» **What the exercise asks**
Check each line for the string "code". Give only the count of lines that have it.

» **Material**
◇ ◇ ◇

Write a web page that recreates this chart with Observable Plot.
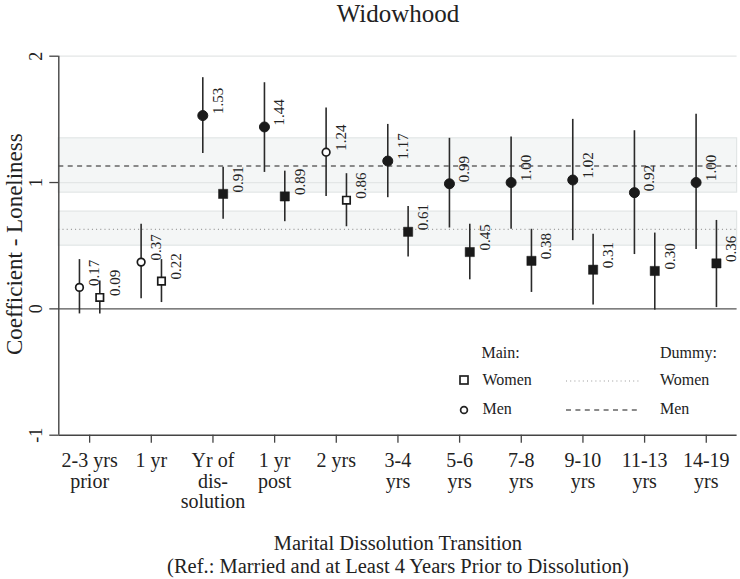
<!DOCTYPE html>
<html>
<head>
<meta charset="utf-8">
<script src="https://cdn.jsdelivr.net/npm/d3@7"></script>
<script src="https://cdn.jsdelivr.net/npm/@observablehq/plot@0.6"></script>
<style>
  body { margin: 0; background: #fff; }
  #wrap { position: relative; width: 740px; height: 579px; font-family: "Liberation Serif", "Times New Roman", serif; color: #1a1a1a; }
  #wrap svg { display: block; }
  .lg { position: absolute; font-size: 16px; line-height: 18px; white-space: nowrap; color: #222; }
  .lgsym { position: absolute; overflow: visible; }
</style>
</head>
<body>
<div id="wrap"></div>
<script>
// ---- Data ----
const title = "Widowhood";
const yTitle = "Coefficient - Loneliness";
const xTitle = "Marital Dissolution Transition\n(Ref.: Married and at Least 4 Years Prior to Dissolution)";
const categories = ["2-3 yrs\nprior", "1 yr", "Yr of\ndis-\nsolution", "1 yr\npost", "2 yrs", "3-4\nyrs", "5-6\nyrs", "7-8\nyrs", "9-10\nyrs", "11-13\nyrs", "14-19\nyrs"];
const menCoef   = [0.17, 0.37, 1.53, 1.44, 1.24, 1.17, 0.99, 1.00, 1.02, 0.92, 1.00];
const menLow    = [-0.04, 0.08, 1.23, 1.08, 0.89, 0.88, 0.64, 0.63, 0.54, 0.43, 0.47];
const menHigh   = [0.39, 0.67, 1.83, 1.79, 1.59, 1.46, 1.35, 1.36, 1.50, 1.41, 1.54];
const menSig    = [false, false, true, true, false, true, true, true, true, true, true];
const womenCoef = [0.09, 0.22, 0.91, 0.89, 0.86, 0.61, 0.45, 0.38, 0.31, 0.30, 0.36];
const womenLow  = [-0.04, 0.05, 0.71, 0.69, 0.65, 0.41, 0.23, 0.13, 0.03, -0.01, 0.01];
const womenHigh = [0.22, 0.39, 1.12, 1.09, 1.07, 0.81, 0.67, 0.63, 0.59, 0.60, 0.70];
const womenSig  = [false, false, true, true, false, true, true, true, true, true, true];
const dummyGroups = ["Women", "Men"];
const dummyCoef = [0.63, 1.13];
const dummyLow  = [0.50, 0.92];
const dummyHigh = [0.77, 1.35];
const yTicks = [-1, 0, 1, 2];
const gridTicks = [1, 2];

// ---- Build tables ----
const xDomain = [-0.5, categories.length - 0.5];
const offset = 0.165;
const rows = [];
categories.forEach((c, i) => {
  rows.push({i, sex: "Men", x: i - offset, coef: menCoef[i], low: menLow[i], high: menHigh[i], sig: menSig[i]});
  rows.push({i, sex: "Women", x: i + offset, coef: womenCoef[i], low: womenLow[i], high: womenHigh[i], sig: womenSig[i]});
});
const dummy = dummyGroups.map((g, k) => ({group: g, coef: dummyCoef[k], low: dummyLow[k], high: dummyHigh[k]}));

const ink = "#1a1a1a";
const sel = (sex, sig) => rows.filter(d => d.sex === sex && d.sig === sig);

const chart = Plot.plot({
  width: 740,
  height: 579,
  marginTop: 55.7,
  marginBottom: 144.3,
  marginLeft: 58.3,
  marginRight: 3.4,
  style: {fontFamily: "'Liberation Serif', 'Times New Roman', serif", background: "#fff", color: ink, overflow: "visible"},
  x: {domain: xDomain, axis: null},
  y: {domain: [-1, 2], axis: null},
  marks: [
    // dummy confidence bands
    Plot.rect(dummy, {x1: xDomain[0], x2: xDomain[1], y1: "low", y2: "high", fill: "#f4f6f6", stroke: "#e2e6e6", strokeWidth: 1.2}),
    // gridlines
    Plot.ruleY(gridTicks, {stroke: "#e3e6e6", strokeWidth: 1.3}),
    // zero line
    Plot.ruleY([0], {stroke: "#555", strokeWidth: 1.4}),
    // dummy estimate lines
    Plot.ruleY(dummy.filter(d => d.group === "Men"), {y: "coef", stroke: "#666", strokeWidth: 1.5, strokeDasharray: "5,4.4"}),
    Plot.ruleY(dummy.filter(d => d.group === "Women"), {y: "coef", stroke: "#999", strokeWidth: 1.2, strokeDasharray: "1,3.2"}),
    // axis lines
    Plot.ruleY([-1], {stroke: "#444", strokeWidth: 1.4}),
    Plot.ruleX([xDomain[0]], {y1: -1, y2: 2, stroke: "#444", strokeWidth: 1.4}),
    // confidence intervals
    Plot.ruleX(rows, {x: "x", y1: "low", y2: "high", stroke: "#2a2a2a", strokeWidth: 1.6}),
    // point estimates
    Plot.dot(sel("Men", true), {x: "x", y: "coef", symbol: "circle", r: 5, fill: ink, stroke: ink, strokeWidth: 1}),
    Plot.dot(sel("Men", false), {x: "x", y: "coef", symbol: "circle", r: 3.8, fill: "#fff", stroke: ink, strokeWidth: 1.7}),
    Plot.dot(sel("Women", true), {x: "x", y: "coef", symbol: "square", r: 5.2, fill: ink, stroke: ink, strokeWidth: 0.5}),
    Plot.dot(sel("Women", false), {x: "x", y: "coef", symbol: "square", r: 4.2, fill: "#fff", stroke: ink, strokeWidth: 1.7}),
    // value labels
    Plot.text(rows, {x: "x", y: "coef", text: d => d.coef.toFixed(2), rotate: -90, textAnchor: "start", lineAnchor: "middle", dx: 15, dy: -1.5, fontSize: 15, fill: "#222"}),
    // x axis
    Plot.axisX(d3.range(categories.length), {label: null, tickFormat: i => categories[i], tickSize: 8, tickPadding: 9.5, fontSize: 20, lineHeight: 1.02, stroke: "#444", strokeWidth: 1.3, fill: "#222"}),
    // y axis ticks and rotated labels
    Plot.axisY(yTicks, {label: null, tickSize: 9, tickFormat: () => "", stroke: "#444", strokeWidth: 1.3}),
    Plot.text(yTicks, {y: d => d, text: d => d < 0 ? "-" + Math.abs(d) : String(d), frameAnchor: "left", dx: -16.6, rotate: -90, textAnchor: "middle", lineAnchor: "bottom", fontSize: 18, fill: "#222"}),
    // titles
    Plot.text([title], {frameAnchor: "top", dy: -34, textAnchor: "middle", lineAnchor: "bottom", fontSize: 25, fill: "#222"}),
    Plot.text([xTitle], {frameAnchor: "bottom", dy: 99, textAnchor: "middle", lineAnchor: "top", lineHeight: 1.1, fontSize: 20.5, fill: "#222"}),
    Plot.text([yTitle], {frameAnchor: "left", dx: -36.6, dy: -1.5, rotate: -90, textAnchor: "middle", lineAnchor: "bottom", fontSize: 23, fill: "#222"})
  ]
});

const wrap = document.getElementById("wrap");
wrap.appendChild(chart);

// ---- Legend (HTML overlay inside the plot area) ----
function addText(txt, left, cy) {
  const s = document.createElement("div");
  s.className = "lg";
  s.textContent = txt;
  s.style.left = left + "px";
  s.style.top = (cy - 9) + "px";
  wrap.appendChild(s);
}
function addSvg(html, left, top, w, h) {
  const ns = "http://www.w3.org/2000/svg";
  const s = document.createElementNS(ns, "svg");
  s.setAttribute("class", "lgsym");
  s.setAttribute("width", w);
  s.setAttribute("height", h);
  s.style.left = left + "px";
  s.style.top = top + "px";
  s.innerHTML = html;
  wrap.appendChild(s);
}
addText("Main:", 481.5, 353);
addText("Women", 482.5, 380);
addText("Men", 482.5, 409);
addText("Dummy:", 660, 353);
addText("Women", 660, 380);
addText("Men", 660, 409);
addSvg('<rect x="1" y="1" width="8" height="8" fill="#fff" stroke="#222" stroke-width="1.7"/>', 459, 374.5, 10, 10);
addSvg('<circle cx="5" cy="5" r="3.4" fill="#fff" stroke="#222" stroke-width="1.7"/>', 459, 404.5, 10, 10);
addSvg('<line x1="0" y1="2" x2="75" y2="2" stroke="#999" stroke-width="1.2" stroke-dasharray="1,3.2"/>', 565.5, 378.5, 76, 4);
addSvg('<line x1="0" y1="2" x2="75" y2="2" stroke="#666" stroke-width="1.5" stroke-dasharray="5,4.4"/>', 565.5, 407.5, 76, 4);
</script>
</body>
</html>
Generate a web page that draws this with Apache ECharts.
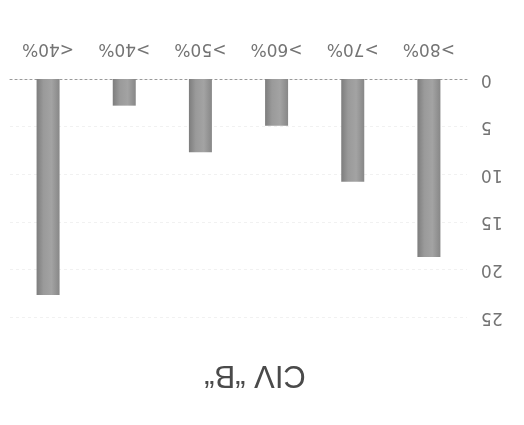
<!DOCTYPE html>
<html>
<head>
<meta charset="utf-8">
<script src="https://cdn.jsdelivr.net/npm/echarts@6/dist/echarts.min.js"></script>
<style>
  html, body { margin: 0; padding: 0; background: #fff; overflow: hidden; }
  #chart { position: absolute; left: 0; top: 0; width: 524px; height: 425px; }
</style>
</head>
<body>
<div id="chart"></div>
<script>
const titleText = 'CIV “B“';
const categories = ['>80%', '>70%', '>60%', '>50%', '>40%', '<40%'];
const values = [18.7, 10.8, 4.9, 7.7, 2.8, 22.7];
const yTicks = { min: 0, max: 25, interval: 5 };

const chart = echarts.init(document.getElementById('chart'), null, { renderer: 'canvas' });

const barFill = new echarts.graphic.LinearGradient(0, 0, 1, 0, [
  { offset: 0, color: '#7d7d7d' },
  { offset: 0.3, color: '#9a9a9a' },
  { offset: 0.65, color: '#a3a3a3' },
  { offset: 1, color: '#878787' }
]);

// The figure is drawn turned half a turn: axes sit top/right, scales run inverted
// and every text is rotated by 180 degrees.
chart.setOption({
  animation: false,
  backgroundColor: '#ffffff',
  graphic: [{
    type: 'text',
    x: 255,
    y: 375,
    rotation: Math.PI,
    style: {
      text: titleText,
      fontFamily: 'Liberation Sans, Arial, sans-serif',
      fontSize: 31,
      fill: '#4a4a4a',
      align: 'center',
      verticalAlign: 'middle'
    }
  }],
  grid: { left: 10, right: 57, top: 79, bottom: 108 },
  xAxis: {
    type: 'category',
    position: 'top',
    inverse: true,
    data: categories,
    axisLine: { show: true, lineStyle: { color: '#9a9a9a', type: [2, 3], width: 1 } },
    axisTick: { show: false },
    axisLabel: {
      rotate: 180,
      margin: 22,
      fontFamily: 'DejaVu Sans, sans-serif',
      fontSize: 17,
      color: '#747474'
    }
  },
  yAxis: {
    type: 'value',
    position: 'right',
    inverse: true,
    min: yTicks.min,
    max: yTicks.max,
    interval: yTicks.interval,
    axisLine: { show: false },
    axisTick: { show: false },
    splitLine: { show: true, lineStyle: { color: '#f1f1f1', type: [3, 3] } },
    axisLabel: {
      rotate: 180,
      margin: 14,
      fontFamily: 'DejaVu Sans, sans-serif',
      fontSize: 17,
      color: '#747474'
    }
  },
  series: [{
    type: 'bar',
    data: values,
    barWidth: 23,
    itemStyle: { color: barFill }
  }]
});
</script>
</body>
</html>
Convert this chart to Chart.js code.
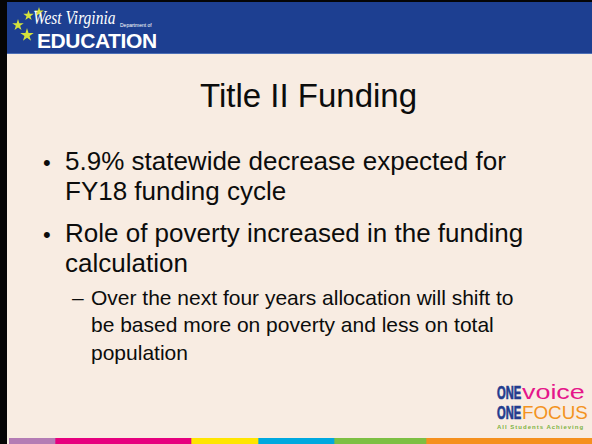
<!DOCTYPE html>
<html>
<head>
<meta charset="utf-8">
<script src="https://cdn.jsdelivr.net/npm/chart.js@4"></script>
<style>
  html, body { margin: 0; padding: 0; }
  body { width: 592px; height: 444px; overflow: hidden; font-family: "Liberation Sans", Arial, sans-serif; }
  #slide { position: relative; width: 592px; height: 444px; background: #f8ece2; overflow: hidden; }
  #leftBorder { position: absolute; left: 0; top: 0; width: 7px; height: 444px; background: #050505; }
  #topBorder { position: absolute; left: 0; top: 0; width: 592px; height: 2px; background: #050505; }
  #header { position: absolute; left: 7px; top: 2px; width: 585px; height: 51px; background: #1d3f91; border-bottom: 1px solid #4d6fb6; }
  .star { position: absolute; background: #d4e23c;
          clip-path: polygon(50% 0%, 61% 35%, 98% 35%, 68% 57%, 79% 91%, 50% 70%, 21% 91%, 32% 57%, 2% 35%, 39% 35%); }
  #wv { position: absolute; left: 26px; top: 7px; color: #fff; font: italic 18px "Liberation Serif", serif; line-height: 1; white-space: nowrap; transform-origin: left top; transform: scaleX(0.86); }
  #dept { position: absolute; left: 113px; top: 21px; color: #fff; font-size: 5px; line-height: 1; white-space: nowrap; }
  #edu { position: absolute; left: 30px; top: 28px; color: #fff; font: bold 21px "Liberation Sans", Arial, sans-serif; line-height: 21px; letter-spacing: -0.4px; white-space: nowrap; }
  .line { position: absolute; color: #0c0c0c; white-space: nowrap; line-height: 1; }
  #title { font-size: 33px; }
  .b1 { font-size: 26px; }
  .dot { font-size: 22px; }
  .b2 { font-size: 21px; }
  .lg { position: absolute; white-space: nowrap; line-height: 1; transform-origin: left top; font-family: "Liberation Sans", sans-serif; }
  .one { color: #233c8e; font-weight: bold; font-size: 18px; transform: scaleX(0.62); -webkit-text-stroke: 0.7px #233c8e; }
  .voice { color: #e5168a; font-size: 21px; transform: scaleX(1.28); }
  .focus { color: #f39321; font-size: 19px; transform: scaleX(0.99); }
  #tag { position: absolute; left: 497px; top: 423.5px; font: bold 6px "Liberation Sans", sans-serif; line-height: 1; color: #7cb342; letter-spacing: 1px; white-space: nowrap; }
  #stripe { position: absolute; left: 9px; top: 438px; }
</style>
</head>
<body>
<div id="slide">
  <div id="header">
    <div class="star" style="left:16px;top:8px;width:11px;height:11px"></div>
    <div class="star" style="left:27px;top:5px;width:10px;height:10px"></div>
    <div class="star" style="left:5px;top:17px;width:12px;height:12px"></div>
    <div class="star" style="left:13px;top:26px;width:14px;height:14px"></div>
    <div id="wv">West Virginia</div>
    <div id="dept">Department of</div>
    <div id="edu">EDUCATION</div>
  </div>
  <div id="leftBorder"></div>
  <div id="topBorder"></div>

  <div class="line" id="title" style="left:200px;top:79px">Title II Funding</div>

  <div class="line dot" style="left:43px;top:152px">•</div>
  <div class="line b1" style="left:65px;top:148px">5.9% statewide decrease expected for</div>
  <div class="line b1" style="left:65px;top:178px">FY18 funding cycle</div>
  <div class="line dot" style="left:43px;top:224px">•</div>
  <div class="line b1" style="left:65px;top:220px">Role of poverty increased in the funding</div>
  <div class="line b1" style="left:65px;top:250px">calculation</div>

  <div class="line b2" style="left:72px;top:287px">–</div>
  <div class="line b2" style="left:91px;top:287px">Over the next four years allocation will shift to</div>
  <div class="line b2" style="left:91px;top:314px">be based more on poverty and less on total</div>
  <div class="line b2" style="left:91px;top:342px">population</div>

  <div class="lg one" style="left:497px;top:384px">ONE</div>
  <div class="lg voice" style="left:522px;top:381px">voice</div>
  <div class="lg one" style="left:497px;top:404px">ONE</div>
  <div class="lg focus" style="left:522px;top:403px">FOCUS</div>
  <div id="tag">All Students Achieving</div>

  <canvas id="stripe" width="583" height="6"></canvas>
</div>

<script>
// colour band along the bottom edge, spans in px along the slide width
const stripeNames = ['purple', 'magenta', 'yellow', 'cyan', 'green', 'orange'];
const stripeSpans = [46, 136, 67, 76, 92, 166];
const stripeColors = ['#b47cb4', '#e6007e', '#ffe500', '#00a8df', '#7dbf43', '#f5901e'];

const total = stripeSpans.reduce((a, b) => a + b, 0);

new Chart(document.getElementById('stripe').getContext('2d'), {
    type: 'bar',
    data: {
        labels: ['band'],
        datasets: stripeNames.map((name, i) => ({
            label: name,
            data: [stripeSpans[i]],
            backgroundColor: stripeColors[i],
            borderWidth: 0,
            barPercentage: 1,
            categoryPercentage: 1,
        })),
    },
    options: {
        indexAxis: 'y',
        responsive: false,
        animation: false,
        devicePixelRatio: 1,
        layout: { padding: 0 },
        plugins: { legend: { display: false }, tooltip: { enabled: false } },
        scales: {
            x: { stacked: true, min: 0, max: total, display: false },
            y: { stacked: true, display: false },
        },
    },
});
</script>
</body>
</html>
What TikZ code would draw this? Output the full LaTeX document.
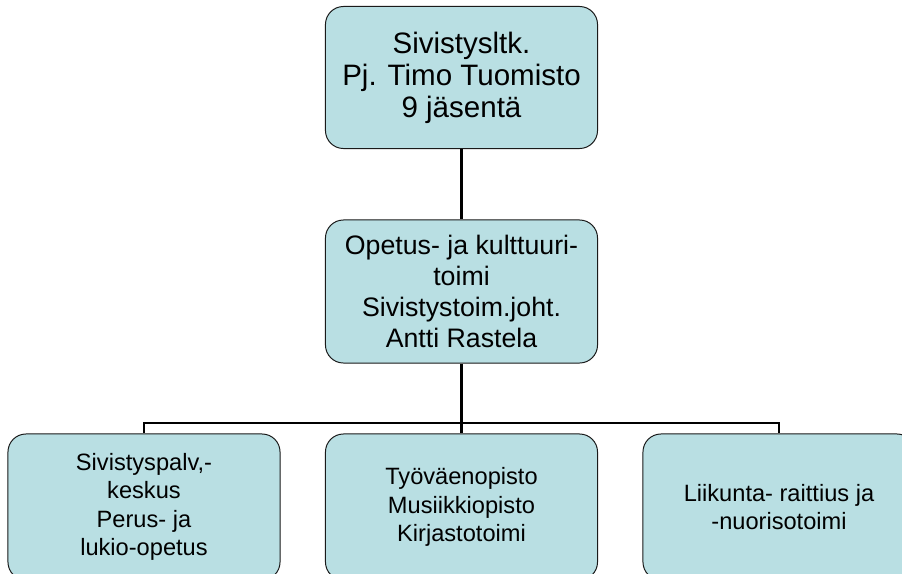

◇ ◇ ◇

» **Complete output**
2